How Technology Will Help Feed 10 Billion People

The world's population will reach nearly 10 billion by 2050, and we will need to grow more than 50 percent more food to feed everyone. At the same time, people are eating more meat — demand for beef and lamb alone is projected to jump 88 percent over the next few decades. The math is straightforward: conventional farming cannot do this alone. We need new approaches, and technology will be central to them.
The Institute of Electrical and Electronics Engineers, known as IEEE, has begun organizing its technical experts around this challenge. They launched an initiative called SmartAg — Smart Agri-Food Systems to bring together the technologies that farms will need: sensors that monitor soil and weather, software that predicts crop health, robots that work in fields, and computer models that simulate how a farm will perform. IEEE is doing what it has done before in other industries — stepping in early to prevent competing companies from building incompatible systems.

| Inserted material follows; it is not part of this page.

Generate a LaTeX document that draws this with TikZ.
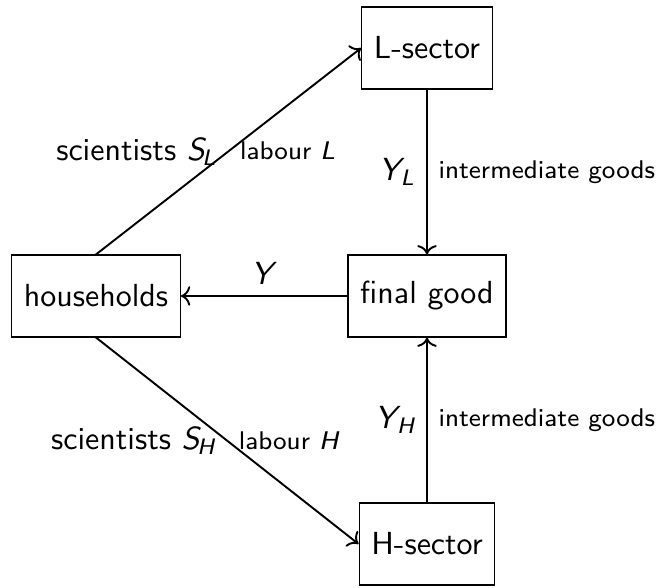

What exactly is "smart agriculture," and how does it differ from what farms do today?
Farms have used GPS-guided tractors and yield mapping (measuring crop output across a field) for about 15 years. That works well but is relatively simple: machines follow programmed routes and gather data that farmers review later. Smart agriculture adds real-time sensors and software that talk to each other. A soil moisture sensor detects that one corner of the field needs water, sends a signal to an irrigation system, and the water turns on automatically. The system learns and adjusts as conditions change.
Digital twins take the concept further. Imagine a computer-based replica of your entire farm — every field, every greenhouse, every step from planting to harvest. Farmers could run simulations: "What if it rains less this month?" or "What if I plant a different variety?" before actually making those decisions. This is not quite real yet at farm scale, but the engineering exists.
The question of timing matters more than it might appear.
Major food crops take 8 to 12 years to breed into a new variety. Irrigation systems and farm machinery last 15 to 20 years before they need replacing. If IEEE and other standard-setters choose the wrong technology foundations now, farms will be stuck with outdated systems when food demand peaks in 2050. If different companies build systems that cannot communicate with each other — the way many early cloud systems did — farmers will waste money and time stitching incompatible tools together. Getting this right now prevents costly problems later.
A small corner of this push is happening at the consumer level. Researchers have built automated hydroponic systems — vertical farms that grow vegetables in water indoors using computers and sensors — designed for individual gardeners and small producers. Growing food vertically uses less water than traditional farms, but it consumes a lot of electricity. The systems being designed today are cheaper and use less power than earlier versions. Whether home vertical farms become a real source of food supply or remain a niche hobby is still open, but the technical work is solid.
All of this sits within a broader principle: smart agriculture should be built with sustainability in mind from the start, not added on later as an afterthought. Sustainability — using resources wisely so farming can continue indefinitely — is not just an environmental concern; it is an economic one. Depleted soil, polluted water, and wasted inputs cost money.
The fundamental fact is straightforward: we cannot feed 10 billion people the way we feed 8 billion today. Technology will not solve this alone, but it will be part of how we manage the challenge. The work happening now — sorting out what these systems are called, how they should connect, who gets to build them — looks bureaucratic from the outside. It is actually essential groundwork for scaling solutions when they are needed most.